Trade Has Saved America from Recession
by C. Fred Bergsten, Peterson Institute for International Economics
Op-ed in the Financial Times
June 30, 2008
© Financial Times
The global economy has clearly decoupled from the United States, and world growth remains close to 4 percent in spite of the absence of any increases in domestic US demand. Continued expansion abroad, especially in the emerging market economies, has in fact cushioned the slowdown and so far prevented recession in the United States. Hence we are also experiencing the first episode in history of reverse coupling, in which the rest of the world pulls the United States forward rather than the opposite.
The most striking feature of the current global economic situation is that the United States is the only major country that is seriously contemplating recession and that has adopted aggressive expansionary policies to combat that risk. Most other countries are more worried about inflation than slower growth. Many are experiencing reduced growth, to be sure, but part of their slowing is a natural cyclical reaction to four years of near-record global expansion, at more than 4½ percent from 2004 to 2007, and the need to focus on price stability. The additional losses because of the housing and credit crises in the United States amount only to a couple of tenths of 1 percent in most areas, including Europe and Japan. It will reach a full percentage point or more only in the fastest growers such as China, where expansion will remain near 10 percent. Many of these cuts are in fact welcome as their central banks are tightening monetary policy rather than easing it.
Global growth is thus still likely to approach 4 percent in both 2008 and 2009 in spite of the sharp slowdown in its largest single economy. The emerging market economies, which now account for half of world output calculated at purchasing power parity exchange rates by the International Monetary Fund, are still expanding at 6–7 percent. Even the nearest neighbors of the United States—Canada and Mexico—are nowhere near recession and have altered their policies much less forcefully. In spite of the international transmission of substantial financial as well as real economic shocks from the United States, the traditional relationship where "the world catches cold when the United States sneezes" no longer holds.
The second striking feature is the reverse coupling of the global economy. Over the past two quarters, the United States has recorded positive growth at an annual rate of 0.8 percent (in spite of the pronouncements of many observers that recession had already set in). Its "net exports of goods and services," the gross domestic product equivalent of the current account balance, have strengthened at an annual rate of almost 1 percent of GDP during that period. Hence the totality of recent US expansion has been provided by the strengthening of its trade balance. Domestic demand has been falling, but the United States has been saved from recession by the rest of the world.
The improved US trade performance of the past two years is due partly to the substantial, if lagged, restoration of the country's price competitiveness as the dollar declined by a trade-weighted average of 25–30 percent since early 2002, reversing most of its excessive run-up during the previous seven years that produced unsustainable current account deficits exceeding 6 percent of GDP. Equally important, however, is the continued robust growth of the world economy.
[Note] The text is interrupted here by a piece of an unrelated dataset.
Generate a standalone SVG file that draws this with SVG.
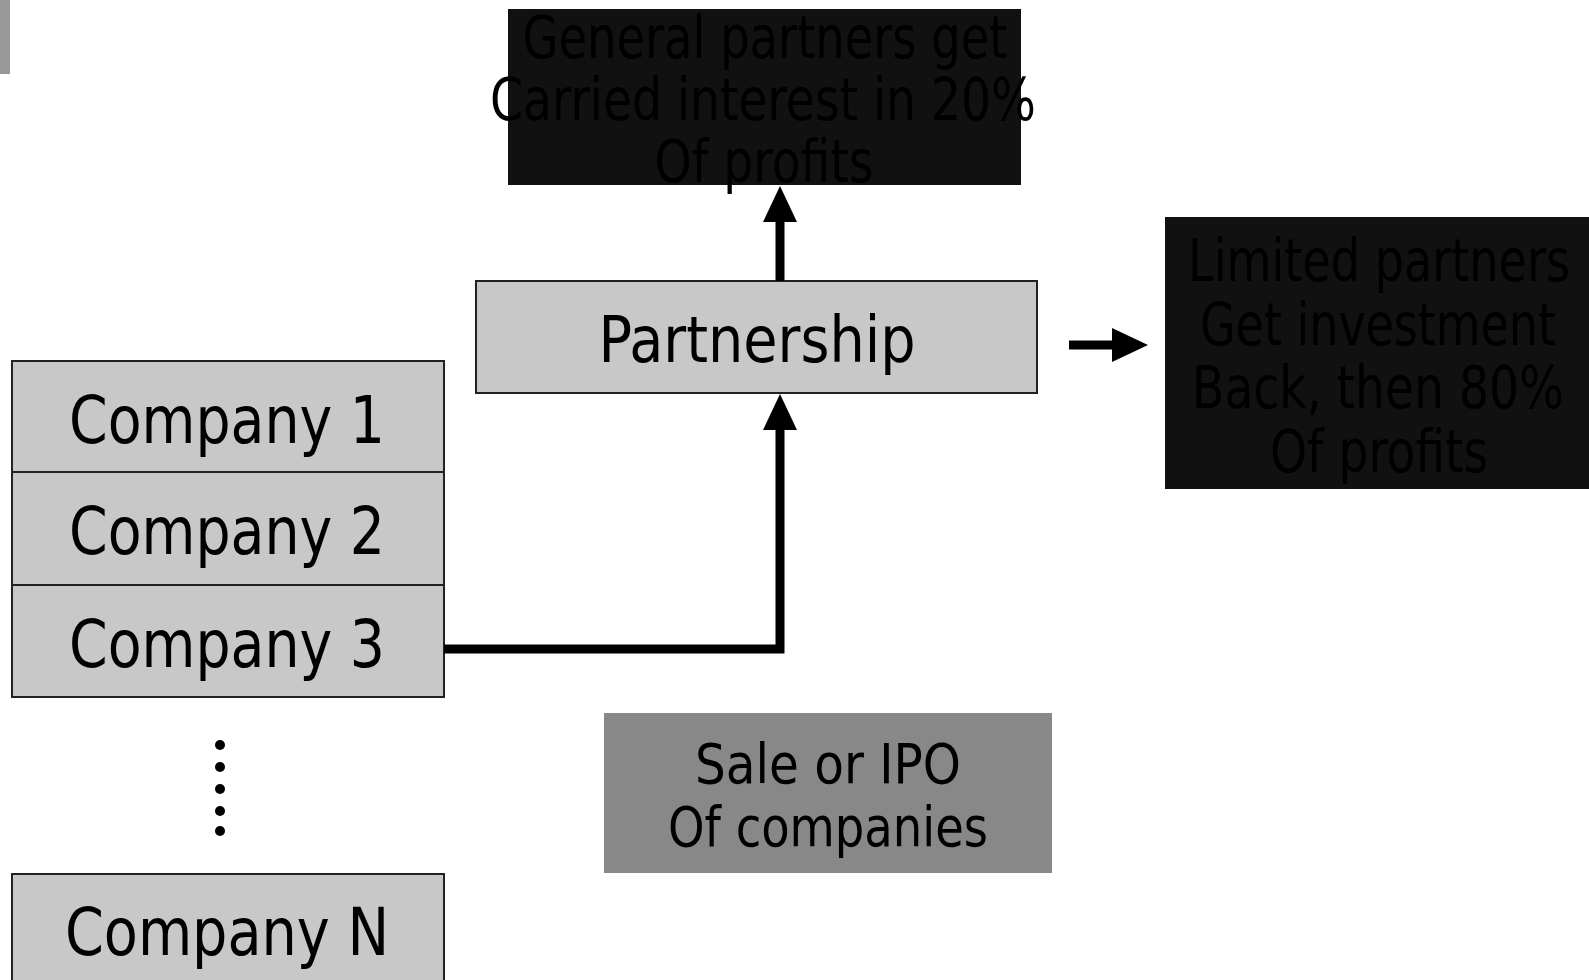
<svg xmlns="http://www.w3.org/2000/svg" width="1589" height="980" viewBox="0 0 1589 980">
<defs>
<style>
.lt{fill:#c8c8c8;stroke:#222;stroke-width:2}
.dk{fill:#111}
.md{fill:#888}
text{font-family:"DejaVu Sans Condensed","DejaVu Sans",sans-serif;fill:#000;text-anchor:middle}
.conn{fill:none;stroke:#000;stroke-width:9}
</style>
<marker id="ah" markerUnits="userSpaceOnUse" markerWidth="36" markerHeight="36" viewBox="0 0 36 34" refX="1" refY="17" orient="auto">
<path d="M0,0 L36,17 L0,34 Z" fill="#000"/>
</marker>
</defs>
<rect x="0" y="0" width="10" height="74" fill="#999"/>
<g id="general-partners">
<rect class="dk" x="508" y="9" width="513" height="176"/>
<text x="765" y="58" font-size="58" textLength="485" lengthAdjust="spacingAndGlyphs">General partners get</text>
<text x="763" y="120" font-size="58" textLength="546" lengthAdjust="spacingAndGlyphs">Carried interest in 20%</text>
<text x="764" y="182" font-size="58" textLength="219" lengthAdjust="spacingAndGlyphs">Of profits</text>
</g>
<g id="partnership">
<rect class="lt" x="476" y="281" width="561" height="112"/>
<text x="757" y="362" font-size="64" textLength="317" lengthAdjust="spacingAndGlyphs">Partnership</text>
</g>
<g id="limited-partners">
<rect class="dk" x="1165" y="217" width="424" height="272"/>
<text x="1379" y="281" font-size="58" textLength="382" lengthAdjust="spacingAndGlyphs">Limited partners</text>
<text x="1378" y="345" font-size="58" textLength="356" lengthAdjust="spacingAndGlyphs">Get investment</text>
<text x="1378" y="408" font-size="58" textLength="372" lengthAdjust="spacingAndGlyphs">Back, then 80%</text>
<text x="1379" y="472" font-size="58" textLength="218" lengthAdjust="spacingAndGlyphs">Of profits</text>
</g>
<g id="company-1">
<rect class="lt" x="12" y="361" width="432" height="111"/>
<text x="227" y="443" font-size="66" textLength="316" lengthAdjust="spacingAndGlyphs">Company 1</text>
</g>
<g id="company-2">
<rect class="lt" x="12" y="472" width="432" height="113"/>
<text x="227" y="554" font-size="66" textLength="316" lengthAdjust="spacingAndGlyphs">Company 2</text>
</g>
<g id="company-3">
<rect class="lt" x="12" y="585" width="432" height="112"/>
<text x="227" y="667" font-size="66" textLength="316" lengthAdjust="spacingAndGlyphs">Company 3</text>
</g>
<g id="ellipsis">
<circle cx="220" cy="745" r="5"/>
<circle cx="220" cy="767" r="5"/>
<circle cx="220" cy="789" r="5"/>
<circle cx="220" cy="811" r="5"/>
<circle cx="220" cy="831" r="5"/>
</g>
<g id="company-n">
<rect class="lt" x="12" y="874" width="432" height="110"/>
<text x="227" y="955" font-size="66" textLength="324" lengthAdjust="spacingAndGlyphs">Company N</text>
</g>
<g id="sale-ipo">
<rect class="md" x="604" y="713" width="448" height="160"/>
<text x="828" y="783" font-size="56" textLength="266" lengthAdjust="spacingAndGlyphs">Sale or IPO</text>
<text x="828" y="846" font-size="56" textLength="320" lengthAdjust="spacingAndGlyphs">Of companies</text>
</g>
<g id="connectors">
<path class="conn" d="M780,281 L780,221" marker-end="url(#ah)"/>
<path class="conn" d="M444,649 L780,649 L780,429" marker-end="url(#ah)"/>
<path class="conn" d="M1069,345 L1113,345" marker-end="url(#ah)"/>
</g>
</svg>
Every percentage point by which the rest of the world expands domestic demand faster than internal growth in the United States produces gains of about $50 billion (€32 billion, £25 billion) for the US external balance. Weighted by US exports, foreign growth exceeded US growth by about 2 percentage points in 2007 and will do so by an average of about 1.5 points this year and next as decoupling persists. Taken together, these currency and comparative growth factors have already improved the real US trade balance, and hence GDP, by almost $150 billion since 2006, with gains of another $150 billion or so likely through 2009. (The nominal US trade and current account deficits will not improve as much because of the sharp rise in the price of oil imports.)
The Organization for Economic Cooperation and Development's new Economic Outlook projects that more than 80 percent of all US growth in 2008–09 will derive from continued strengthening of its external position. Exports have been climbing at an annual rate of about 8 percent, at least six times as fast as imports. Unless domestic demand takes an unexpected further fall in the quarters ahead, reverse coupling of the global economy will thus have prevented the US recession that was so widely predicted and feared. Presidential candidates and members of Congress who believe that the United States is losing from globalization should take note of this export-led growth and its creation of excellent new jobs, and recognize the folly of backing away from international trade at a time when it is providing critical gains for their country.
These international macroeconomic developments also provide another telling indication of the shifts in global economic power. As noted, the emerging market economies make up about half the world economy, so their growth of 6–7 percent assures reasonably strong world output increases even if there were no expansion at all in the rich countries. China alone accounts for 10 percent of the global total, so its annual expansion of 10 percent generates a full percentage point of world growth all by itself. The steadily rising diversification of global economic leadership is paying huge dividends to all its participants, most dramatically during this episode to the United States as export-led growth saves it from at least the worst ravages of its housing bubble and associated policy errors.